--- begin ---

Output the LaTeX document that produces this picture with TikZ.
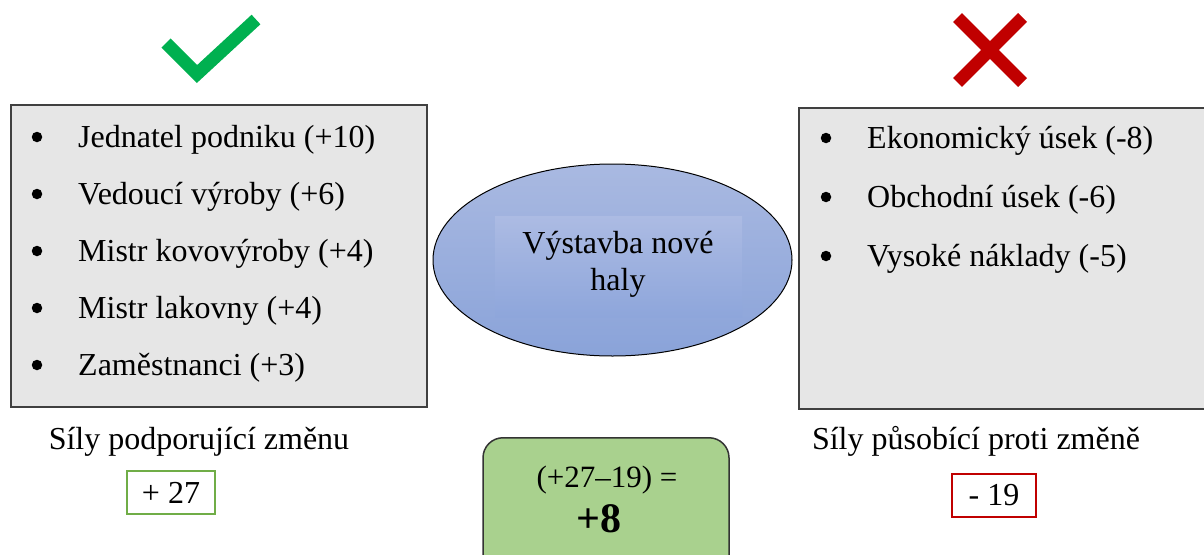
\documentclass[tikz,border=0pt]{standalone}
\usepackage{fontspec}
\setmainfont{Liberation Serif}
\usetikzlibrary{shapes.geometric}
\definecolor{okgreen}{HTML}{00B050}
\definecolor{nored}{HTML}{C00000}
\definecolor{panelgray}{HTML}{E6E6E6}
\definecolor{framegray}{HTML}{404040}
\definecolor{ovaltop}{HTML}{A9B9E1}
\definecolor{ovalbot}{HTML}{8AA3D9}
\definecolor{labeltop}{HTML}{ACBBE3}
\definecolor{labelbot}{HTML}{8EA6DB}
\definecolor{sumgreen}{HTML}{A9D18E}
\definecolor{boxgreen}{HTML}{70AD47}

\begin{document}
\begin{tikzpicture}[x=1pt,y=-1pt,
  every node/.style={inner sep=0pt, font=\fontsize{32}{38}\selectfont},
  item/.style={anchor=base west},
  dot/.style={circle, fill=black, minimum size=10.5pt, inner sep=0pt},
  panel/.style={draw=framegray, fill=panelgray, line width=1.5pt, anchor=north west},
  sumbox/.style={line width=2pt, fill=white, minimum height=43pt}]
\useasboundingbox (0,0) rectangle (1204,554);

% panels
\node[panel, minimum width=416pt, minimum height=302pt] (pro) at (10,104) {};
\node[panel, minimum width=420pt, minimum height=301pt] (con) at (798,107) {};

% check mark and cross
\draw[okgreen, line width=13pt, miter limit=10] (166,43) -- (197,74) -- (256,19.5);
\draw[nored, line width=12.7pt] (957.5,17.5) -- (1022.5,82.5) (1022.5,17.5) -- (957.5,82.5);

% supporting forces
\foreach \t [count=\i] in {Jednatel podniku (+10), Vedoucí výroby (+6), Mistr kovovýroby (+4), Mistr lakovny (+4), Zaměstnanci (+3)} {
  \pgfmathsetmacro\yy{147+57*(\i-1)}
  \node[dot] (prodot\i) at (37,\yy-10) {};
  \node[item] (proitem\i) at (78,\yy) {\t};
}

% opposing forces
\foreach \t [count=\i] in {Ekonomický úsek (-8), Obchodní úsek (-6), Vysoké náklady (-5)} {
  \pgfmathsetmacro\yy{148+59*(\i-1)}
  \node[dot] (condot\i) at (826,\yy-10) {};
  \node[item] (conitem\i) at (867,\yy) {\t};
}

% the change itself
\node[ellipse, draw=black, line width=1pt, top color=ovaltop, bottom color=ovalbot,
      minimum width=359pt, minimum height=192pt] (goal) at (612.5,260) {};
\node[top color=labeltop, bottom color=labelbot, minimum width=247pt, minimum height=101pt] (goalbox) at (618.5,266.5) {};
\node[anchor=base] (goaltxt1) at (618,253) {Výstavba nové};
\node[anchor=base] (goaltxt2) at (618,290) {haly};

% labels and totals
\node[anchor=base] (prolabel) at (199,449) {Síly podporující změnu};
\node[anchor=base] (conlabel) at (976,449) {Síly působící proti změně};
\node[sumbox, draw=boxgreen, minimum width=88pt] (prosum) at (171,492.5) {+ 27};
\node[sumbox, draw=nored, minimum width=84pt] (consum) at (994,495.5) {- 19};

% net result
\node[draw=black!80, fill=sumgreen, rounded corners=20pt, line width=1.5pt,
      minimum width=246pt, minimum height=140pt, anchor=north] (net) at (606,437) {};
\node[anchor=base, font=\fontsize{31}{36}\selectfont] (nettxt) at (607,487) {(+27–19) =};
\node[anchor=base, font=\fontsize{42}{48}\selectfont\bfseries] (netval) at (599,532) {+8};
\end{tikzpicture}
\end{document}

--- end ---

### THE REQUEST
Without the pictures, write out all of the material exactly.

### TASK RESPONSE
Output the LaTeX document that produces this picture with TikZ.
\documentclass[tikz,border=0pt]{standalone}
\usepackage{fontspec}
\setmainfont{Liberation Serif}
\usetikzlibrary{shapes.geometric}
\definecolor{okgreen}{HTML}{00B050}
\definecolor{nored}{HTML}{C00000}
\definecolor{panelgray}{HTML}{E6E6E6}
\definecolor{framegray}{HTML}{404040}
\definecolor{ovaltop}{HTML}{A9B9E1}
\definecolor{ovalbot}{HTML}{8AA3D9}
\definecolor{labeltop}{HTML}{ACBBE3}
\definecolor{labelbot}{HTML}{8EA6DB}
\definecolor{sumgreen}{HTML}{A9D18E}
\definecolor{boxgreen}{HTML}{70AD47}

\begin{document}
\begin{tikzpicture}[x=1pt,y=-1pt,
  every node/.style={inner sep=0pt, font=\fontsize{32}{38}\selectfont},
  item/.style={anchor=base west},
  dot/.style={circle, fill=black, minimum size=10.5pt, inner sep=0pt},
  panel/.style={draw=framegray, fill=panelgray, line width=1.5pt, anchor=north west},
  sumbox/.style={line width=2pt, fill=white, minimum height=43pt}]
\useasboundingbox (0,0) rectangle (1204,554);

% panels
\node[panel, minimum width=416pt, minimum height=302pt] (pro) at (10,104) {};
\node[panel, minimum width=420pt, minimum height=301pt] (con) at (798,107) {};

% check mark and cross
\draw[okgreen, line width=13pt, miter limit=10] (166,43) -- (197,74) -- (256,19.5);
\draw[nored, line width=12.7pt] (957.5,17.5) -- (1022.5,82.5) (1022.5,17.5) -- (957.5,82.5);

% supporting forces
\foreach \t [count=\i] in {Jednatel podniku (+10), Vedoucí výroby (+6), Mistr kovovýroby (+4), Mistr lakovny (+4), Zaměstnanci (+3)} {
  \pgfmathsetmacro\yy{147+57*(\i-1)}
  \node[dot] (prodot\i) at (37,\yy-10) {};
  \node[item] (proitem\i) at (78,\yy) {\t};
}

% opposing forces
\foreach \t [count=\i] in {Ekonomický úsek (-8), Obchodní úsek (-6), Vysoké náklady (-5)} {
  \pgfmathsetmacro\yy{148+59*(\i-1)}
  \node[dot] (condot\i) at (826,\yy-10) {};
  \node[item] (conitem\i) at (867,\yy) {\t};
}

% the change itself
\node[ellipse, draw=black, line width=1pt, top color=ovaltop, bottom color=ovalbot,
      minimum width=359pt, minimum height=192pt] (goal) at (612.5,260) {};
\node[top color=labeltop, bottom color=labelbot, minimum width=247pt, minimum height=101pt] (goalbox) at (618.5,266.5) {};
\node[anchor=base] (goaltxt1) at (618,253) {Výstavba nové};
\node[anchor=base] (goaltxt2) at (618,290) {haly};

% labels and totals
\node[anchor=base] (prolabel) at (199,449) {Síly podporující změnu};
\node[anchor=base] (conlabel) at (976,449) {Síly působící proti změně};
\node[sumbox, draw=boxgreen, minimum width=88pt] (prosum) at (171,492.5) {+ 27};
\node[sumbox, draw=nored, minimum width=84pt] (consum) at (994,495.5) {- 19};

% net result
\node[draw=black!80, fill=sumgreen, rounded corners=20pt, line width=1.5pt,
      minimum width=246pt, minimum height=140pt, anchor=north] (net) at (606,437) {};
\node[anchor=base, font=\fontsize{31}{36}\selectfont] (nettxt) at (607,487) {(+27–19) =};
\node[anchor=base, font=\fontsize{42}{48}\selectfont\bfseries] (netval) at (599,532) {+8};
\end{tikzpicture}
\end{document}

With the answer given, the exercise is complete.